- Job -
Copy all of the material word for word, except for the pictures.
————
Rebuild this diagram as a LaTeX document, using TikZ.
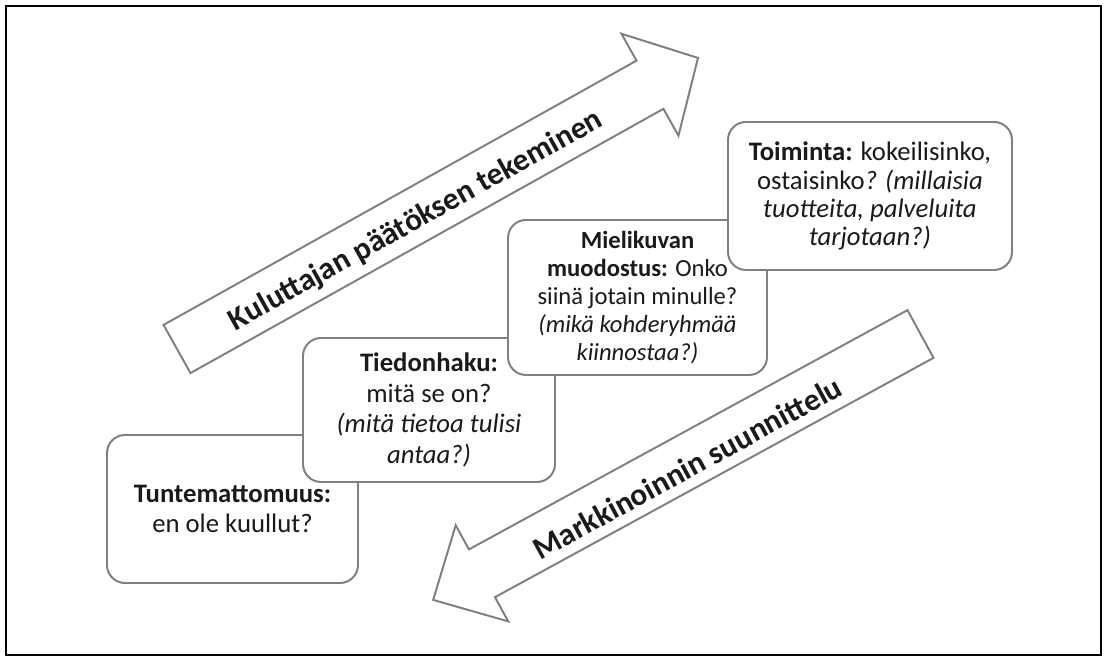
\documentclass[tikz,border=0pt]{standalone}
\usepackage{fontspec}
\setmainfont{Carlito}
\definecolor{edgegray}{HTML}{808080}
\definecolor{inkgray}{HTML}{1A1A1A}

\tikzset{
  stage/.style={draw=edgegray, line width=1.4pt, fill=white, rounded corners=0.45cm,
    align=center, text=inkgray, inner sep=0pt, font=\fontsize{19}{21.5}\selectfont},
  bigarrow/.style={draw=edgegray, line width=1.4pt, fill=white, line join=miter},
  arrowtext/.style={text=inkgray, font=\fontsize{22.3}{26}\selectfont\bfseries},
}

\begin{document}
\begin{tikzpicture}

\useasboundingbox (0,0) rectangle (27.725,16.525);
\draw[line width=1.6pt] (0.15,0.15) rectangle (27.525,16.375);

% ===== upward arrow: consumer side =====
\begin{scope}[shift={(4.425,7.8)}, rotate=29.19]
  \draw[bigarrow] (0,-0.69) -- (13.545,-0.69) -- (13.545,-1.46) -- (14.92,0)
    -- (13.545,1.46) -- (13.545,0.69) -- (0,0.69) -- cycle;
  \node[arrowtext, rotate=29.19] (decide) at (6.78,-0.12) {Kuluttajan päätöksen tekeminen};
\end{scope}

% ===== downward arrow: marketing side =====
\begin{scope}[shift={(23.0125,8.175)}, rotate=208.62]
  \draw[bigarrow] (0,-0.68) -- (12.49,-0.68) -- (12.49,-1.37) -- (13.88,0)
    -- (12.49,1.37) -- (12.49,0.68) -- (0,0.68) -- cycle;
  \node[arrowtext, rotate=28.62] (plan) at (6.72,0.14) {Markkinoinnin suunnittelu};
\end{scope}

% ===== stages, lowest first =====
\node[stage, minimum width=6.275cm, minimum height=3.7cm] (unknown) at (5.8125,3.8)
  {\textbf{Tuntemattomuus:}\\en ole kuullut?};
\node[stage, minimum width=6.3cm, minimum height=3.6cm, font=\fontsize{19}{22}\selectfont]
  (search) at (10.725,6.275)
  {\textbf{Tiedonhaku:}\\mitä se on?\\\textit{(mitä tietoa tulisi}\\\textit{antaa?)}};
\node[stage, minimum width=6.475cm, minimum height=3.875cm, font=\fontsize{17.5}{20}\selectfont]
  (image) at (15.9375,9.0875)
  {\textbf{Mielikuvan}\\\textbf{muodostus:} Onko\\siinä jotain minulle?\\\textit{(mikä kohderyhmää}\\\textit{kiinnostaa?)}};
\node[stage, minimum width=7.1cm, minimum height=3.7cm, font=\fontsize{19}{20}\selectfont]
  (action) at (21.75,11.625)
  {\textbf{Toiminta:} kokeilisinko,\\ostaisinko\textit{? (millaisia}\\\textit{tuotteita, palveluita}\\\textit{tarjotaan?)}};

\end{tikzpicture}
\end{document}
————
- Correct response -
Rebuild this diagram as a LaTeX document, using TikZ.
\documentclass[tikz,border=0pt]{standalone}
\usepackage{fontspec}
\setmainfont{Carlito}
\definecolor{edgegray}{HTML}{808080}
\definecolor{inkgray}{HTML}{1A1A1A}

\tikzset{
  stage/.style={draw=edgegray, line width=1.4pt, fill=white, rounded corners=0.45cm,
    align=center, text=inkgray, inner sep=0pt, font=\fontsize{19}{21.5}\selectfont},
  bigarrow/.style={draw=edgegray, line width=1.4pt, fill=white, line join=miter},
  arrowtext/.style={text=inkgray, font=\fontsize{22.3}{26}\selectfont\bfseries},
}

\begin{document}
\begin{tikzpicture}

\useasboundingbox (0,0) rectangle (27.725,16.525);
\draw[line width=1.6pt] (0.15,0.15) rectangle (27.525,16.375);

% ===== upward arrow: consumer side =====
\begin{scope}[shift={(4.425,7.8)}, rotate=29.19]
  \draw[bigarrow] (0,-0.69) -- (13.545,-0.69) -- (13.545,-1.46) -- (14.92,0)
    -- (13.545,1.46) -- (13.545,0.69) -- (0,0.69) -- cycle;
  \node[arrowtext, rotate=29.19] (decide) at (6.78,-0.12) {Kuluttajan päätöksen tekeminen};
\end{scope}

% ===== downward arrow: marketing side =====
\begin{scope}[shift={(23.0125,8.175)}, rotate=208.62]
  \draw[bigarrow] (0,-0.68) -- (12.49,-0.68) -- (12.49,-1.37) -- (13.88,0)
    -- (12.49,1.37) -- (12.49,0.68) -- (0,0.68) -- cycle;
  \node[arrowtext, rotate=28.62] (plan) at (6.72,0.14) {Markkinoinnin suunnittelu};
\end{scope}

% ===== stages, lowest first =====
\node[stage, minimum width=6.275cm, minimum height=3.7cm] (unknown) at (5.8125,3.8)
  {\textbf{Tuntemattomuus:}\\en ole kuullut?};
\node[stage, minimum width=6.3cm, minimum height=3.6cm, font=\fontsize{19}{22}\selectfont]
  (search) at (10.725,6.275)
  {\textbf{Tiedonhaku:}\\mitä se on?\\\textit{(mitä tietoa tulisi}\\\textit{antaa?)}};
\node[stage, minimum width=6.475cm, minimum height=3.875cm, font=\fontsize{17.5}{20}\selectfont]
  (image) at (15.9375,9.0875)
  {\textbf{Mielikuvan}\\\textbf{muodostus:} Onko\\siinä jotain minulle?\\\textit{(mikä kohderyhmää}\\\textit{kiinnostaa?)}};
\node[stage, minimum width=7.1cm, minimum height=3.7cm, font=\fontsize{19}{20}\selectfont]
  (action) at (21.75,11.625)
  {\textbf{Toiminta:} kokeilisinko,\\ostaisinko\textit{? (millaisia}\\\textit{tuotteita, palveluita}\\\textit{tarjotaan?)}};

\end{tikzpicture}
\end{document}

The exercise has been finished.